◆ **EXERCISE BRIEF**
Print nothing but the lines from the start of the listing below through the line that contains "y_ticks = list(range(0, 10))". Do not include the pictures.

--- begin ---

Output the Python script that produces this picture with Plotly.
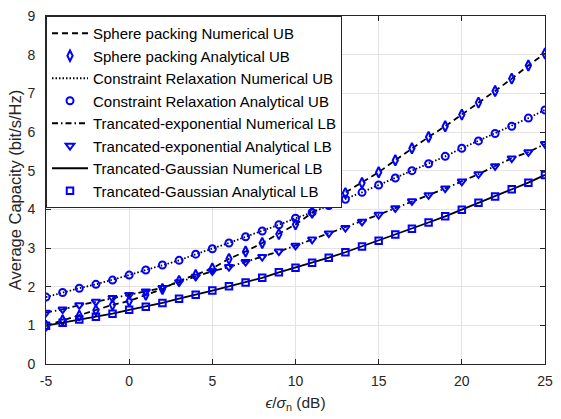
import plotly.graph_objects as go

snr_db = list(range(-5, 26))

sphere_ub = [0.99, 1.13, 1.25, 1.39, 1.53, 1.63, 1.79, 1.94, 2.15, 2.30, 2.47, 2.72, 2.91, 3.13, 3.36,
             3.61, 3.91, 4.17, 4.42, 4.68, 4.96, 5.27, 5.58, 5.87, 6.15, 6.45, 6.76, 7.06, 7.38, 7.72, 8.03]
relax_ub = [1.73, 1.85, 1.96, 2.06, 2.17, 2.30, 2.43, 2.56, 2.68, 2.84, 2.98, 3.13, 3.29, 3.44, 3.60,
            3.77, 3.92, 4.10, 4.26, 4.44, 4.63, 4.81, 5.00, 5.18, 5.37, 5.58, 5.77, 5.96, 6.15, 6.36, 6.57]
texp_lb = [1.33, 1.41, 1.52, 1.61, 1.71, 1.79, 1.88, 1.97, 2.12, 2.26, 2.40, 2.51, 2.64, 2.77, 2.91,
           3.06, 3.22, 3.38, 3.52, 3.68, 3.86, 4.03, 4.21, 4.37, 4.54, 4.72, 4.91, 5.12, 5.32, 5.48, 5.69]
tgauss_lb = [0.99, 1.07, 1.15, 1.22, 1.30, 1.40, 1.48, 1.58, 1.69, 1.79, 1.90, 2.01, 2.11, 2.23, 2.37,
             2.49, 2.62, 2.75, 2.89, 3.04, 3.19, 3.35, 3.50, 3.66, 3.82, 3.99, 4.17, 4.33, 4.52, 4.69, 4.89]

x_ticks = [-5, 0, 5, 10, 15, 20, 25]
x_tick_labels = ["-5", "0", "5", "10", "15", "20", "25"]
y_ticks = list(range(0, 10))

series = [
    ("Sphere packing", sphere_ub, "UB", "6px,4px", "diamond-tall-open", 7.5),
    ("Constraint Relaxation", relax_ub, "UB", "1.5px,2px", "circle-open", 7),
    ("Trancated-exponential", texp_lb, "LB", "6px,3px,1.5px,3px", "triangle-down-open", 7.5),
    ("Trancated-Gaussian", tgauss_lb, "LB", "solid", "square-open", 6.5),
]

fig = go.Figure()
for name, vals, kind, dash, sym, msize in series:
    fig.add_trace(go.Scatter(
        x=snr_db, y=vals, mode="lines", name=f"{name} Numerical {kind}",
        line=dict(color="black", width=1.8, dash=dash)))
    fig.add_trace(go.Scatter(
        x=snr_db, y=vals, mode="markers", name=f"{name} Analytical {kind}",
        marker=dict(symbol=sym, size=msize, color="blue",
                    line=dict(color="blue", width=2))))

axis_common = dict(
    showgrid=True, gridcolor="#e3e3e3", gridwidth=1,
    showline=True, linecolor="#262626", linewidth=1, mirror="ticks",
    ticks="inside", ticklen=5, tickcolor="#262626",
    tickfont=dict(family="Liberation Sans, Arial", size=14, color="#262626"),
    zeroline=False,
)

fig.update_layout(
    width=561, height=419,
    margin=dict(l=46, r=8, t=9, b=55),
    paper_bgcolor="white", plot_bgcolor="white",
    font=dict(family="Liberation Sans, Arial", size=14, color="#262626"),
    xaxis=dict(range=[-5, 25], tickvals=x_ticks, ticktext=x_tick_labels,
               ticklabelstandoff=4,
               title=dict(text="<i>ϵ</i>/<i>σ</i><sub>n</sub> (dB)", standoff=9,
                          font=dict(size=15.5)), **axis_common),
    yaxis=dict(range=[0, 9], tickvals=y_ticks, ticklabelstandoff=7,
               title=dict(text="Average Capacity (bit/s/Hz)", standoff=1,
                          font=dict(size=16.5)), **axis_common),
    legend=dict(x=0, y=1, xanchor="left", yanchor="top",
                bgcolor="white", bordercolor="#262626", borderwidth=1,
                font=dict(size=15, color="black"), tracegroupgap=0,
                itemwidth=36),
    showlegend=True,
)

fig.write_html("out.html")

--- end ---

◆ **RESPONSE TO THE EXERCISE**
Output the Python script that produces this picture with Plotly.
import plotly.graph_objects as go

snr_db = list(range(-5, 26))

sphere_ub = [0.99, 1.13, 1.25, 1.39, 1.53, 1.63, 1.79, 1.94, 2.15, 2.30, 2.47, 2.72, 2.91, 3.13, 3.36,
             3.61, 3.91, 4.17, 4.42, 4.68, 4.96, 5.27, 5.58, 5.87, 6.15, 6.45, 6.76, 7.06, 7.38, 7.72, 8.03]
relax_ub = [1.73, 1.85, 1.96, 2.06, 2.17, 2.30, 2.43, 2.56, 2.68, 2.84, 2.98, 3.13, 3.29, 3.44, 3.60,
            3.77, 3.92, 4.10, 4.26, 4.44, 4.63, 4.81, 5.00, 5.18, 5.37, 5.58, 5.77, 5.96, 6.15, 6.36, 6.57]
texp_lb = [1.33, 1.41, 1.52, 1.61, 1.71, 1.79, 1.88, 1.97, 2.12, 2.26, 2.40, 2.51, 2.64, 2.77, 2.91,
           3.06, 3.22, 3.38, 3.52, 3.68, 3.86, 4.03, 4.21, 4.37, 4.54, 4.72, 4.91, 5.12, 5.32, 5.48, 5.69]
tgauss_lb = [0.99, 1.07, 1.15, 1.22, 1.30, 1.40, 1.48, 1.58, 1.69, 1.79, 1.90, 2.01, 2.11, 2.23, 2.37,
             2.49, 2.62, 2.75, 2.89, 3.04, 3.19, 3.35, 3.50, 3.66, 3.82, 3.99, 4.17, 4.33, 4.52, 4.69, 4.89]

x_ticks = [-5, 0, 5, 10, 15, 20, 25]
x_tick_labels = ["-5", "0", "5", "10", "15", "20", "25"]
y_ticks = list(range(0, 10))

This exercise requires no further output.